The information picked in Kampala is used to design strategies to curb down pollution in the city including areas of priority for tarmacking of roads, non-motorized ways and signaling of road junctions. 
 
A study done last year during the countrywide lockdown revealed a drop of up to 60% of the nitrogen dioxide from vehicular exhaust emission within the Kampala city Centre. 


Particulate matter pollution equally registered a 40% drop. This means that regulating the emissions from vehicular emissions and other sources would greatly reduce the air pollution around the city and Uganda. 
According to a joint statement released by KCCA in partnership with Airqo, Makerere University and NEMA to commemorate the 15th annual Air Quality Awareness Week (AQAW) 2021, it was revealed that findings from the pilot source apportionment study, an ongoing collaboration between the U.S. Air Quality Science Fellows and Uganda air quality community facilitated by the US Mission in Kampala, indicate that pollution largely comes from biomass burning, direct exhaust emissions and dust. 
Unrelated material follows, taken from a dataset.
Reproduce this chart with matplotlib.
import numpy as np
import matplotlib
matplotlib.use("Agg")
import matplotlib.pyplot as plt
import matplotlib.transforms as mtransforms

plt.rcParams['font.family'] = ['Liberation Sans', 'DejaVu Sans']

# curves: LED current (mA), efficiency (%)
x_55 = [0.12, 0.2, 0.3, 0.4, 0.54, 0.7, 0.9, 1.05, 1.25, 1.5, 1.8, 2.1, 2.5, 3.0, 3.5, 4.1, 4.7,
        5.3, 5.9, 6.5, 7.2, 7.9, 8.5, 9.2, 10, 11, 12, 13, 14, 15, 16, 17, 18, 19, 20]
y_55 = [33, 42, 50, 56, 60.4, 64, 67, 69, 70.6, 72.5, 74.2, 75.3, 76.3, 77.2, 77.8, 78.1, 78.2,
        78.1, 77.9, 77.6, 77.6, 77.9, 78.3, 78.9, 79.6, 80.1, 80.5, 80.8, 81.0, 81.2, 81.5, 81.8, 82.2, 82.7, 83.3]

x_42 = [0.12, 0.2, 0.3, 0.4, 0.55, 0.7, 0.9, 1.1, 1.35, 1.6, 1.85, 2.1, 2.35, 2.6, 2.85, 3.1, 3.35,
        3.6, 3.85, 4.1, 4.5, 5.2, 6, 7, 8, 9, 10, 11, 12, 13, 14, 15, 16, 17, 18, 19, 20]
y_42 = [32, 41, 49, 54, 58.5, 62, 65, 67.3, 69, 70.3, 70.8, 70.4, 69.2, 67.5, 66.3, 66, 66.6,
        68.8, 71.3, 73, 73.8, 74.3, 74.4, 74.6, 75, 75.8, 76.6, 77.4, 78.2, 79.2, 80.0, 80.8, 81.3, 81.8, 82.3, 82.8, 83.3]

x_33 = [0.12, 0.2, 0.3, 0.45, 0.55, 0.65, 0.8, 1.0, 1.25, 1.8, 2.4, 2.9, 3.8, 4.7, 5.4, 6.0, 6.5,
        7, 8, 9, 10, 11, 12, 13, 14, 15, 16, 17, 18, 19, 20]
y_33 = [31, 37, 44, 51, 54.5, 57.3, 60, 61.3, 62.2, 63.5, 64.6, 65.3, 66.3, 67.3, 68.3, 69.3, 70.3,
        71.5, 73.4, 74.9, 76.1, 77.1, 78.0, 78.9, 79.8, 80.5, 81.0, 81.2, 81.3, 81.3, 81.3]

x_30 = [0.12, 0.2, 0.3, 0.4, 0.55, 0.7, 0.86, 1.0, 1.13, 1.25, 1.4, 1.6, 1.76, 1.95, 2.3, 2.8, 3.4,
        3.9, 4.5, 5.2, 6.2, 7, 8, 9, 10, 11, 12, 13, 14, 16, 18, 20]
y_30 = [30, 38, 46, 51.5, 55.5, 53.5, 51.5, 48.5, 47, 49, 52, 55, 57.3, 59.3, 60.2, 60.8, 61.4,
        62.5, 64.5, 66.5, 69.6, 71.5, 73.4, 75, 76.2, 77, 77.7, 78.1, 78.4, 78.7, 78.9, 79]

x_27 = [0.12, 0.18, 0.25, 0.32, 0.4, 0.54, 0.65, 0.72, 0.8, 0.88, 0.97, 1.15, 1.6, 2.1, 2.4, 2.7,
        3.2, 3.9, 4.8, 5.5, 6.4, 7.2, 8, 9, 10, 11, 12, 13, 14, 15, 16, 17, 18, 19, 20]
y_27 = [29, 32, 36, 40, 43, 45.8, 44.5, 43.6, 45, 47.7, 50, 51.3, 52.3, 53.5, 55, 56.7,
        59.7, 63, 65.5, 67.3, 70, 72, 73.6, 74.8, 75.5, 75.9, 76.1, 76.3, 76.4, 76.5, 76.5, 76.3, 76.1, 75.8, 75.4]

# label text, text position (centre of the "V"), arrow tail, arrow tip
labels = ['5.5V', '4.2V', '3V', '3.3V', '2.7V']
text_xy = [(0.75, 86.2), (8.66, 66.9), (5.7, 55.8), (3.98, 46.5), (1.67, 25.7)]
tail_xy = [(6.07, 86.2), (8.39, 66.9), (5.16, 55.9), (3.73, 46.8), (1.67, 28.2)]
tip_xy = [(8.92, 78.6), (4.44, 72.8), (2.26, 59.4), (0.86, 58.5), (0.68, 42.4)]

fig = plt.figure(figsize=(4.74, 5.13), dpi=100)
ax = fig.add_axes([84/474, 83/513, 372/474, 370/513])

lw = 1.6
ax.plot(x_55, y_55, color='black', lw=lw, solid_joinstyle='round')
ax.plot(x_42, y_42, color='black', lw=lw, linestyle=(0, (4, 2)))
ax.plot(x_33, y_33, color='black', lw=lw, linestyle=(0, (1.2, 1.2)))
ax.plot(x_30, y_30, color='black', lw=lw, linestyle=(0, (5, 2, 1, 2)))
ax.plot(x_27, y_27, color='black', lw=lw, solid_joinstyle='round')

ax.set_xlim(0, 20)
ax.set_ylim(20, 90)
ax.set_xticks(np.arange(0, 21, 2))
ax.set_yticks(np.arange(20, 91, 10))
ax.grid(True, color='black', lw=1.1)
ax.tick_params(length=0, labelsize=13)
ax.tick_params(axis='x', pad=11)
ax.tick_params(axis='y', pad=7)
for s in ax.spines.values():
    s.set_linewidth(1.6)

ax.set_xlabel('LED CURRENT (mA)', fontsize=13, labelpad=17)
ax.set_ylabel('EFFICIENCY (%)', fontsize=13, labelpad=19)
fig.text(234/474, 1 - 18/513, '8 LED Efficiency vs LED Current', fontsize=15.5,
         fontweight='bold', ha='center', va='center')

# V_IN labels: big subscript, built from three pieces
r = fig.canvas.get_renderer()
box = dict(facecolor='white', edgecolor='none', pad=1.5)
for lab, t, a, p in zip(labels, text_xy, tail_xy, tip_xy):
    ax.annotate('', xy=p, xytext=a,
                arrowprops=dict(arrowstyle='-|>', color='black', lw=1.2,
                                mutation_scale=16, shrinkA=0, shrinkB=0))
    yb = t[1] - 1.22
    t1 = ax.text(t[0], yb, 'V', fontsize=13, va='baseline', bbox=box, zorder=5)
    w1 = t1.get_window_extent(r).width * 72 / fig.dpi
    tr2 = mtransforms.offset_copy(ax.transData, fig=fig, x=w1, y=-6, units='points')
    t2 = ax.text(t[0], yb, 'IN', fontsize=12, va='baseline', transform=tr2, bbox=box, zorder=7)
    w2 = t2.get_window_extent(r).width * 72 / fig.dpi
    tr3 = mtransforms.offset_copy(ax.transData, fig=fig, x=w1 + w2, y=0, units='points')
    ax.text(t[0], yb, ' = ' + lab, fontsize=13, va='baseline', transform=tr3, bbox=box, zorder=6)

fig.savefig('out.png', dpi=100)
“Long-term monitoring data shows that pollution is highest in the morning and evening, and lowest in the afternoon during hot sunny days, while the average concentration is about 55 µg/m3, this is 5 times more than the WHO Public Health guidelines.”


Dr. Tom Okurut the Executive Director National Environment Management Authority, NEMA told the media in Kampala this morning, that the body has been leading the development of National Environment Air Quality Standards for Uganda, which will among other things set parameters and limits for the protection of public health, industrial emissions limits beyond which industries and other facilities should not exceed. 


He added that the Air Quality Standards will also focus on vehicular emission limits to manage and control emissions from automobiles as well as occupational health and safety standards limiting pollution exposure for workplaces. 
 
“Without air quality data, it is very difficult to raise awareness of the emerging issues, and for the government, businesses and individuals to know which actions to take to improve air quality and protect public health. Therefore, there is a need for enhanced sectoral monitoring to know what the dominant sources of air pollution are. 
It is important to know the extent of air pollution and devise appropriate actions to improve the air quality in our Uganda” Dr. Okurut said.
This year’s theme for the annual Air Quality Awareness Week (AQAW) is ‘Healthy air - Important for everyone.”


The Air Quality Awareness Week is an opportunity to raise awareness about the impact of air pollution on human health, economies, and the environment as well as actions people can take to reduce health risks.  


KCCA is also developing a Kampala clean air action plan with support from United Nations Environment Programme (UNEP) to guide coordinated activities for cleaning Kampala air and spell out all activities aimed at reducing air pollution in Kampala city.